Como director varió mucho de autores, con una afición especial por el rumano casi uruguayo Jacobo Lansgner, o el maestro Eugene O’Neill, o el argentino Roberto Cossa –cuyo Los compadritos tenía detalles deliciosos, aunque también tuvo que lidiar con aquel Artigas, sol de América o incluso con La boa, dos experiencias complicadas por diferentes razones, en tiempos de dictadura.
Resulta difícil definir a Jaime. Su extremada seriedad se combinaba con un semiescondido humor que asomaba en la mirada pícara o la semisonrisa. Marcaba distancia, pero a la vez generaba discusión y frecuentemente polémica. Se metió en el mundo de los noticieros televisivos en especial para difundir el teatro, el universo que amaba por encima de todo. Navegó como director artístico de la Comedia en circunstancias en las que había que andar con pies de plomo y cruzar varias vallas para lograr que el elenco subsistiera. Claro que en el ambiente uruguayo tuvo sus aplausos y sus cautelas. Su acercamiento al Partido Colorado en un entorno en el que la izquierda era casi una omnipresencia también le significó algunas rispideces.

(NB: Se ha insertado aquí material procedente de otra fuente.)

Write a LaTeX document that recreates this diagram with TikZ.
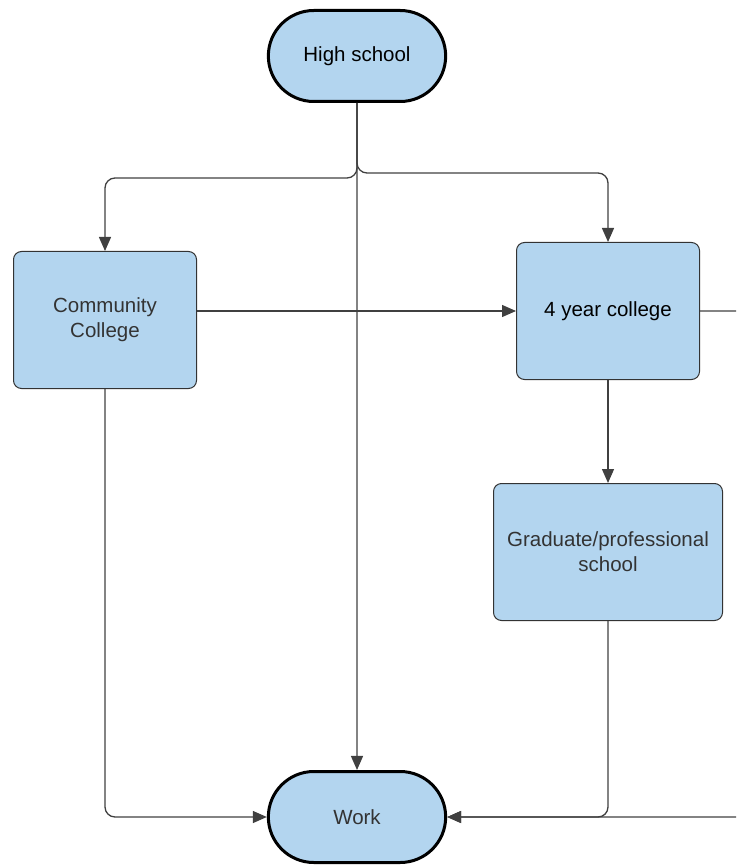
\documentclass[tikz,border=0pt]{standalone}
\usepackage{fontspec}
\setmainfont{Liberation Sans}
\usetikzlibrary{arrows.meta, positioning, shapes.misc}
\definecolor{boxblue}{RGB}{179,213,239}
\definecolor{linegray}{RGB}{64,64,64}
\definecolor{textgray}{RGB}{51,51,51}
\tikzset{%
	stage/.style={
		rectangle,
		rounded corners=8pt,
		draw=textgray,
		line width=1pt,
		fill=boxblue,
		minimum width=183pt,
		minimum height=137pt,
		text=textgray,
		align=center,
		font=\fontsize{20.5}{25}\selectfont
	},
	endpoint/.style={
		rounded rectangle,
		draw=black,
		line width=3pt,
		fill=boxblue,
		minimum width=184pt,
		minimum height=91pt,
		font=\fontsize{20.5}{25}\selectfont
	},
	conn/.style={
		draw=linegray,
		line width=1.3pt,
		rounded corners=10pt,
		-{Triangle[length=14pt,width=12pt]}
	},
}

\begin{document}
\begin{tikzpicture}[x=1pt, y=-1pt]
			\useasboundingbox (0,0) rectangle (736,866);
			\clip (0,0) rectangle (736,866);
			
			% Start and end
			\node[endpoint] (hs) at (357,56) {High school};
			\node[endpoint, text=textgray] (work) at (357,817) {Work};
			
			% The three schools
			\node[stage] (cc) at (105,320) {Community\\College};
			\node[stage, text=black] (fy) at (608,311) {4 year college};
			\node[stage, minimum width=229pt] (gs) at (608,552) {Graduate/professional\\school};
			
			% Split below high school
			\coordinate (splitL) at (105,178);
			\coordinate (splitR) at (608,173);
			\draw[conn] (hs.south) |- (splitL) -- (cc.north);
			\draw[conn] (hs.south) |- (splitR) -- (fy.north);
			\draw[conn] (hs) -- (work);
			
			% Between the schools
			\draw[conn] (cc.east |- fy.west) -- (fy.west);
			\draw[conn] (fy) -- (gs);
			
			% Into work
			\draw[conn] (cc.south) |- (work.west);
			\draw[conn] (gs.south) |- (work.east);
			\coordinate (offR) at (770,311);
			\draw[conn] (fy.east) -- (offR) |- (work.east);
			
		\end{tikzpicture}
\end{document}
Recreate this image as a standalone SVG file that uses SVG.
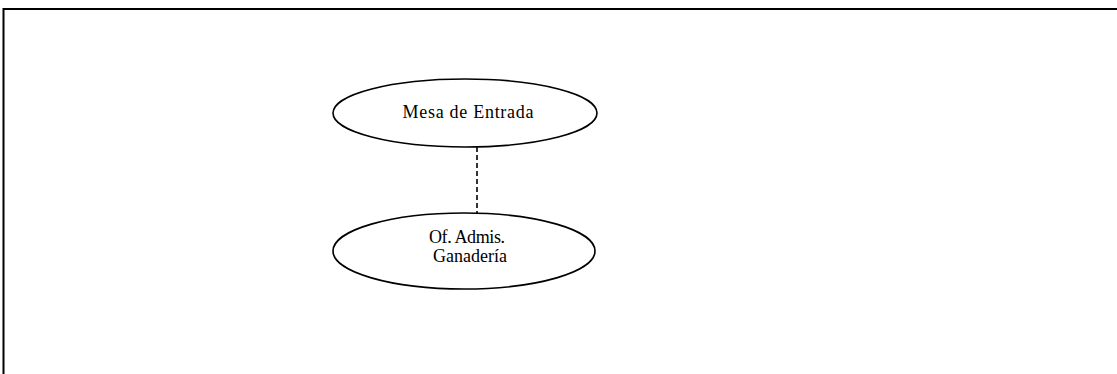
<svg xmlns="http://www.w3.org/2000/svg" width="1117" height="374" viewBox="0 0 1117 374">
<style>
.node{fill:#fff;stroke:#000;stroke-width:1.6}
.lbl{font-family:"Liberation Serif",serif;font-size:18px;fill:#000;text-anchor:middle}
.conn{stroke:#000;stroke-width:1.6;stroke-dasharray:5,3;fill:none}
</style>
<rect width="1117" height="374" fill="#fff"/>
<path d="M3.5,374 V9 H1117" fill="none" stroke="#000" stroke-width="2"/>
<g id="connectors">
<line class="conn" x1="477" y1="147" x2="477" y2="213"/>
</g>
<g id="mesa">
<ellipse class="node" cx="465" cy="113" rx="132" ry="34"/>
<text class="lbl" x="468" y="118" textLength="131" lengthAdjust="spacing">Mesa de Entrada</text>
</g>
<g id="ofadmis">
<ellipse class="node" cx="464" cy="251" rx="131" ry="38"/>
<text class="lbl" x="467" y="243" textLength="76" lengthAdjust="spacing">Of. Admis.</text>
<text class="lbl" x="470" y="262">Ganadería</text>
</g>
</svg>
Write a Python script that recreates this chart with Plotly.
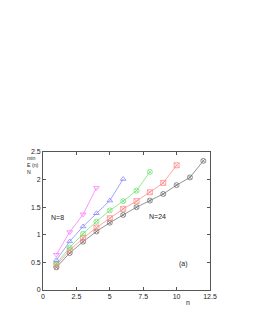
import plotly.graph_objects as go

n_m = [1, 2, 3, 4]
e_m = [0.64, 1.05, 1.37, 1.85]
n_b = [1, 2, 3, 4, 5, 6]
e_b = [0.54, 0.88, 1.15, 1.39, 1.62, 2.01]
n_g = [1, 2, 3, 4, 5, 6, 7, 8]
e_g = [0.48, 0.77, 1.02, 1.24, 1.44, 1.61, 1.80, 2.14]
n_r = [1, 2, 3, 4, 5, 6, 7, 8, 9, 10]
e_r = [0.45, 0.72, 0.94, 1.13, 1.30, 1.47, 1.61, 1.77, 1.94, 2.26]
n_k = [1, 2, 3, 4, 5, 6, 7, 8, 9, 10, 11, 12]
e_k = [0.41, 0.67, 0.875, 1.06, 1.22, 1.36, 1.50, 1.62, 1.74, 1.90, 2.04, 2.34]

series = [
    (n_k, e_k, "#666666", "circle-x-open"),
    (n_r, e_r, "#ff8080", "square-x-open"),
    (n_g, e_g, "#66e066", "circle-x-open"),
    (n_b, e_b, "#7a7aff", "triangle-up-open"),
    (n_m, e_m, "#ff66ff", "triangle-down-open"),
]

fig = go.Figure()
for xs, ys, col, sym in series:
    fig.add_trace(go.Scatter(
        x=xs, y=ys, mode="lines+markers",
        line=dict(color=col, width=0.7),
        marker=dict(symbol=sym, size=5, color=col, line=dict(color=col, width=0.7)),
        showlegend=False,
    ))

FONT = "Liberation Sans, Arial, sans-serif"
axis_common = dict(
    showline=True, linecolor="#555555", linewidth=0.7, mirror="ticks",
    ticks="inside", ticklen=3, tickcolor="#555555", tickwidth=0.7,
    showgrid=False, zeroline=False,
    tickfont=dict(family=FONT, size=7, color="#222222"),
)
fig.update_xaxes(range=[0, 12.5], tickvals=[0, 2.5, 5, 7.5, 10, 12.5],
                 ticktext=["0", "2.5", "5", "7.5", "10", "12.5"], **axis_common)
fig.update_yaxes(range=[0, 2.5], tickvals=[0, 0.5, 1, 1.5, 2, 2.5],
                 ticktext=["0", "0.5", "1", "1.5", "2", "2.5"], **axis_common)

# page has an 8px body margin; plot area target: x 42.7..210, y 151.7..289.7
PL, PR, PT, PB = 42.7, 210.0, 151.7, 289.7

def ann(text, px, py, size=7, xanchor="center", align="center"):
    fig.add_annotation(
        text=text, xref="paper", yref="paper",
        x=(px - PL) / (PR - PL), y=(PB - py) / (PB - PT),
        showarrow=False, xanchor=xanchor, yanchor="middle", align=align,
        font=dict(family=FONT, size=size, color="#222222"),
    )

ann("min<br>E (n)<br>N", 24.5, 164.7, 5.2, xanchor="left", align="left")
ann("N=8", 57, 217)
ann("N=24", 157, 216)
ann("(a)", 183, 264)
ann("n", 188, 302)

fig.update_layout(
    width=253, height=327,
    margin=dict(l=PL - 8, r=253 + 8 - PR, t=PT - 8, b=327 + 8 - PB, pad=0),
    plot_bgcolor="white", paper_bgcolor="white",
)
fig.write_html("out.html")
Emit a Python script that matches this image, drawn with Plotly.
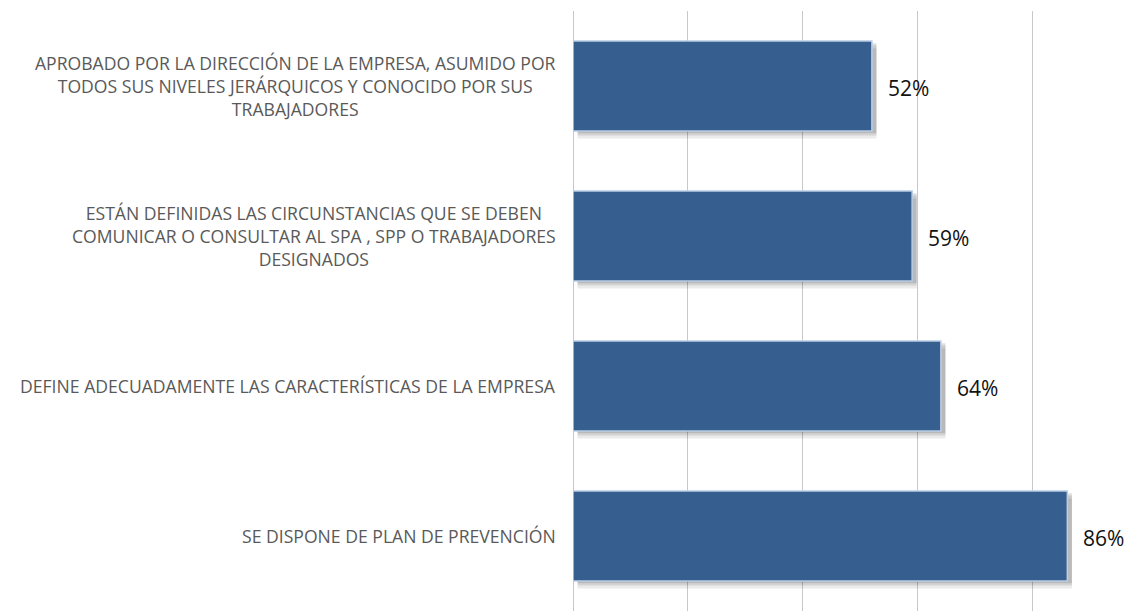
import plotly.graph_objects as go

categories = [
    "APROBADO POR LA DIRECCIÓN DE LA EMPRESA, ASUMIDO POR<br>TODOS SUS NIVELES JERÁRQUICOS Y CONOCIDO POR SUS<br>TRABAJADORES",
    "ESTÁN DEFINIDAS LAS CIRCUNSTANCIAS QUE SE DEBEN<br>COMUNICAR O CONSULTAR AL SPA , SPP O TRABAJADORES<br>DESIGNADOS",
    "DEFINE ADECUADAMENTE LAS CARACTERÍSTICAS DE LA EMPRESA",
    "SE DISPONE DE PLAN DE PREVENCIÓN",
]
values = [52, 59, 64, 86]

BAR = "#365E8F"
BORDER = "#B9CDE5"
GRID = "#C8C8C8"
LABEL_FONT = dict(family="Open Sans", size=17.6, color="#595959")

fig = go.Figure()
# soft drop shadow under each bar
for off, alpha in [(-0.25, 0.08), (-0.27, 0.10), (-0.285, 0.12)]:
    fig.add_trace(go.Bar(y=categories, x=values, orientation="h", base=0.8,
        width=0.6, offset=off, marker=dict(color=f"rgba(0,0,0,{alpha})", line=dict(width=0)),
        hoverinfo="skip", showlegend=False))
fig.add_trace(go.Bar(y=categories, x=values, orientation="h", width=0.6, offset=-0.3,
    marker=dict(color=BAR, line=dict(color=BORDER, width=1.5)), showlegend=False))

for cat, v in zip(categories, values):
    fig.add_annotation(x=0, xref="paper", y=cat, yref="y", text=cat, showarrow=False,
        xanchor="right", align="center", xshift=-16, borderpad=0, font=LABEL_FONT)
    fig.add_annotation(x=v, y=cat, text=f"{v}%", showarrow=False, xanchor="left",
        xshift=14, yshift=-2, font=dict(family="Open Sans", size=21, color="#111111"))

# page body has an 8px margin, so the figure is shrunk by that amount
fig.update_layout(width=1126, height=604, margin=dict(l=565, r=0, t=3, b=1),
    paper_bgcolor="white", plot_bgcolor="white", bargap=0.4,
    xaxis=dict(range=[0, 97.6], dtick=20, showticklabels=False, showgrid=True,
               gridcolor=GRID, gridwidth=1, zeroline=True, zerolinecolor=GRID,
               zerolinewidth=1, fixedrange=True),
    yaxis=dict(autorange="reversed", showticklabels=False, showgrid=False,
               fixedrange=True))
fig.write_html("out.html")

En los últimos tiempos se había apartado bastante, después de presidir la Comisión del Fondo Nacional de Teatro. No andaba nada bien de salud, pero igual seguía aferrado a lo que pasaba en los escenarios. Fue una figura de peso indudable, de facetas diversas y logros también diversos, pero con una formación en extremo sólida y una enorme capacidad de trabajo. No llegué a estar muy cerca de él, pero sin duda conversar con Jaime era hablar de buen teatro, escuchar alguna pequeña ironía sobre la realidad del ambiente, soñar con los grandes autores que pudo encarnar y que supo comandar. Un poco de distancia seguramente servirá para dar una visión cabal de alguien que sin duda marcó un tiempo y que fue para la Comedia un muro de contención. Más allá de cualquier cuestión interna que pueda haber existido, si existió.
Algunos actores decían que era más que obsesivo en la dirección, y que sus marcaciones eran milimétricas y rigurosas. Seguramente en estos días varias anécdotas al respecto andarán rondando por los pasillos del Solís, ese que lo recibió para despedirlo a sus 82 años.